On this website, on Chrome, doing this causes it to immediately unhighlight everything, and then eternally highlight-unhighlight-highlight-unhighlight at random intervals. I've never seen quite such bizarre behavior. Works on FF though.


I'm not sure why you are getting downvoted. I can reproduce this behaviour in Chrome. I don't have the best eyes and occasionally use the same trick to increase legibility.

The myriad subtle ways in which designers of "rich websites" break accessibility can be quite frustrating. And most of it is completely unnecessary - the article would still be an amzing read if it were a classic article with standard scroll behavior.


Comments about website formatting are a pestilence, and off-topic for HN. Because the topic of web design is both subjective and very accessible, even to people who have barely skimmed the article, they tend to spawn large, distracting subthreads --- sometimes those subthreads even end up at the tops of threads.

Petitioning site owners to change their design via HN threads almost never works, but (ironically) is virtually guaranteed to degrade the HN thread itself. So, just don't.


On chrome there is a extension called darkreader ... You might want to try that, instead of strg a Looks better (on most sites)


[flagged]


They also had over 350,000 civilians, and over 80% of the casualties of the bombing were civilians. You're more than welcome to argue that the bombing was justified, but please don't act like the issue isn't open to debate.


If the atomic bombing targets were chosen purely based on military objectives, why did the U.S. Secretary for War decide at the last minute to save the city where he had been on his honeymoon [1]?

Nagasaki wasn't even a target just weeks before its destruction. The two cities were chosen more or less arbitrarily.

[1] http://www.bbc.com/news/world-asia-33755182


read the opposition: https://en.wikipedia.org/wiki/Debate_over_the_atomic_bombing...

yes, the torpedo factories are a valid target. How large were those, how many square meters of the final destruction was a military target? A city with families and children is not a valid target. If Truman gave a warning to the civilians beforehand most of them could have been saved and they could have still destroyed the factories ...

According to the geneva conventions it is a war crime (not arguing about how reasonable the conventions are etc.).


Yeah, the "They had torpedo factories there" argument is a little silly from an argument standpoint. The intent of the atomic bombs was to show that Japan's strategy of "Make the cost of invasion too high to stomach" was becoming less and less viable.

They showed this intent by indiscriminately slaughtering civilians and military personnel.

Personally, I'm okay with it, mostly because the alternative was invasion, which would have caused a million American casualties and wiped Japan off the face of the map. That would have been unpleasant.
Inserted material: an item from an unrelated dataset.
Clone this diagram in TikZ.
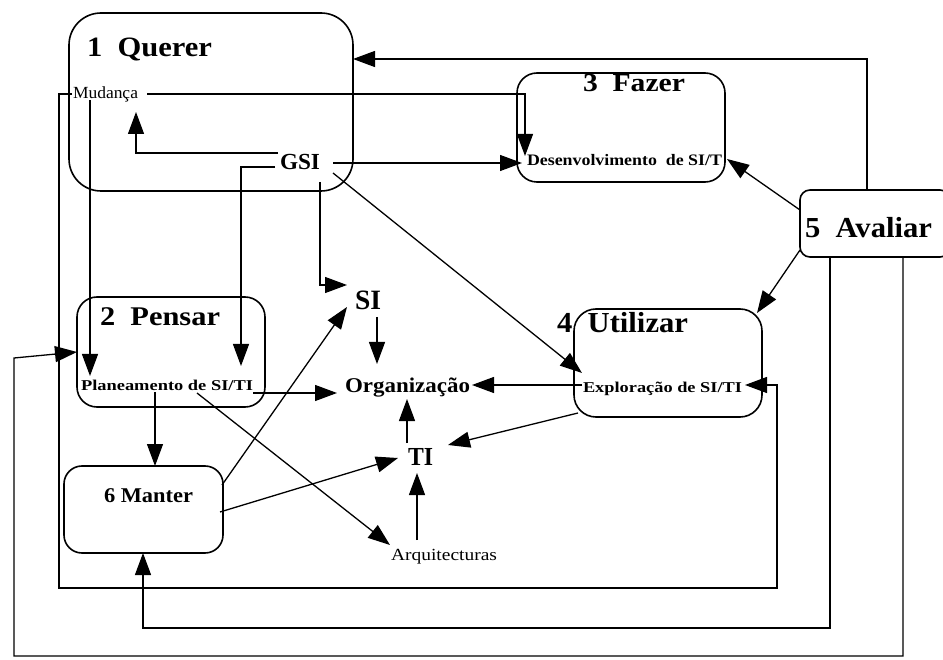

Didn't the Air Force drop millions of leaflets on these cities (and others) urging their evacuation? Didn't Truman warn of Japan's "prompt and utter destruction" less than two weeks before the bomb? I mean, maybe the Japanese though that Truman was blowing smoke, but "utter destruction" is pretty unambiguous.

By the way if you want a semi-scholarly but not entirely dry treatment of the moral problem of Truman's bombs I can recommend the book "Prompt and Utter Destruction".


They did drop generic leaflets warning of generic (conventional) bombing on many cities. They did not specifically warn Hiroshima of any specific attack, or make any specific warning about the atomic bomb.

Given that the atomic bomb was secret, "prompt and utter destruction" is only a warning in retrospect. There is no way that you can read the Potsdam declaration and think, "oh, they are going to start dropping atomic bombs on cities soon," if you don't know what an atomic bomb is or that they exist.

I wonder how important "warning" really is though if it is this vague. Imagine country A is at war with country B. Country A issues an announcement: "if country B does not do what we want, we will set off a bomb in one of country B's major cities." If they follow through with it, does this sort of warning absolve them of responsibility? Does the presence or absence of this kind of vague warning have any effect either way on the ethical calculus regarding the targeting of civilians?

It seems to me that if it is ethical then it is ethical without the warning, and if it is not ethical then it is not ethical with the warning. Which makes the warning question a red herring.


Does it really matter?

The firebombing of Tokyo (one of many examples - many Japanese cities suffered mass destruction in conventional bombings) was just as, if not more, horrific than Hiroshima or Nagasaki. Why would the residents care whether they were being firebombed or nuclear bombed?


I think it's unfair to characterize this as a tactical movement - its primary application was strategic.

Also, it's probably not clear cut if it is a war crime. War is a horrible grizzly thing and very little is off limits in terms of offensive action.


One can accept that Hiroshima and Nagasaki were legitimate military targets while questioning whether the scale and nature of the attacks were morally justifiable, or ultimately necessary.


[dead]


>The destruction of your enemy in war with the goal of ending the war and saving the lives of your countrymen and allies is always justified.

The ends can't always justify the means - that rationale can easily be twisted to allow anything.

The US wanted to use nuclear weapons in the Vietnam War as well. Had this happened, the use of nuclear weapons in combat would probably have been normalized, and the Cold War would probably not have remained cold for very long.

As far as the atomic bombs on Hiroshima and Nagasaki are concerned, I'm not going to second guess what the American or Japanese forces considered to be in their best interests. In hindsight, we know more than they knew back then about the larger political picture and the effects of radioactive fallout.

Given the possibility of years of grueling island-hopping invasion against an enemy as ardently defiant as Japan, I can see the brutal calculus that simply breaking Japan's will and forcing its surrender quickly through a demonstration of overwhelming destructive power would save more lives in the long run.

But even that doesn't make it good that the US dropped the atomic bombs. It was possibly just an evil act which may have prevented a greater evil.